管理職の役割について橘氏は「不調への『気づき』が大切」と早期発見・対応を求めた。またポイントとして「部下のいつもの行動とのずれ(単純なミスが増える、感情の起伏が激しい、服装の乱れ等)は不調のサイン。気づくためには日ごろのコミュニケーションが大切。声かけをする際には、ほかの職員がいる前で、大声で声をかけるのはNG。無理やり聞き出すのではなく、気持ちを受け止めることを心掛けて」等を述べた。
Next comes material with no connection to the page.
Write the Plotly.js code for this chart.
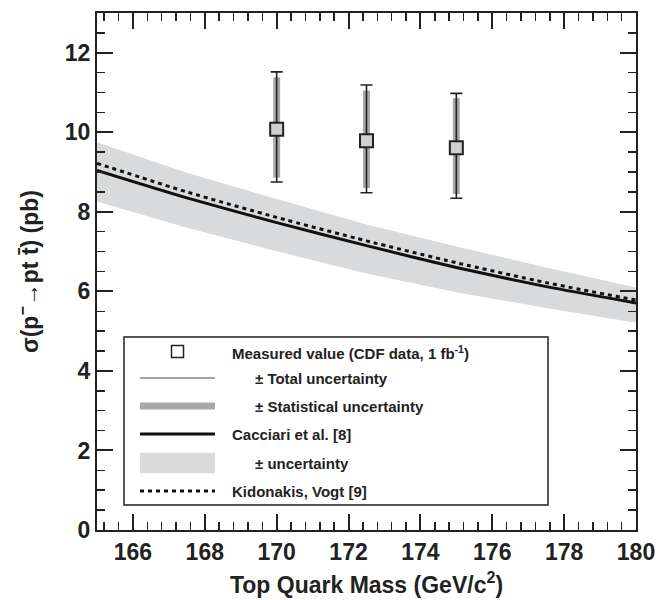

ハラスメントについては「路線バスを駐車車両に接触させる事故を起こしたバスの運転手に対し1か月の営業所構内の除草作業を命じたことについて、除草作業は業務とは無関係であり、また炎天下での作業はいじめにあたるとされ、会社の違法性(パワーハラスメント)が認められた」と過去の裁判判例を紹介。また「セクハラの対象は拡大している。近年、女性上司がお気に入りの男性部下を出張に連れまわす、彼女の有無を尋ねるなど、男性に対するセクハラや、乗客から乗務員へのセクハラも増加している」と説明。「社内外のハラスメントを防止し、若者や女性も安心して働ける環境を整える必要がある。褒めると叱るの割合が、3:1を超え始めた時に、チームは活性化し、成果を出しはじめる。理想のチームを作るには、褒めると叱るの割合が6:1を超えること」と説明し重要性を訴えた。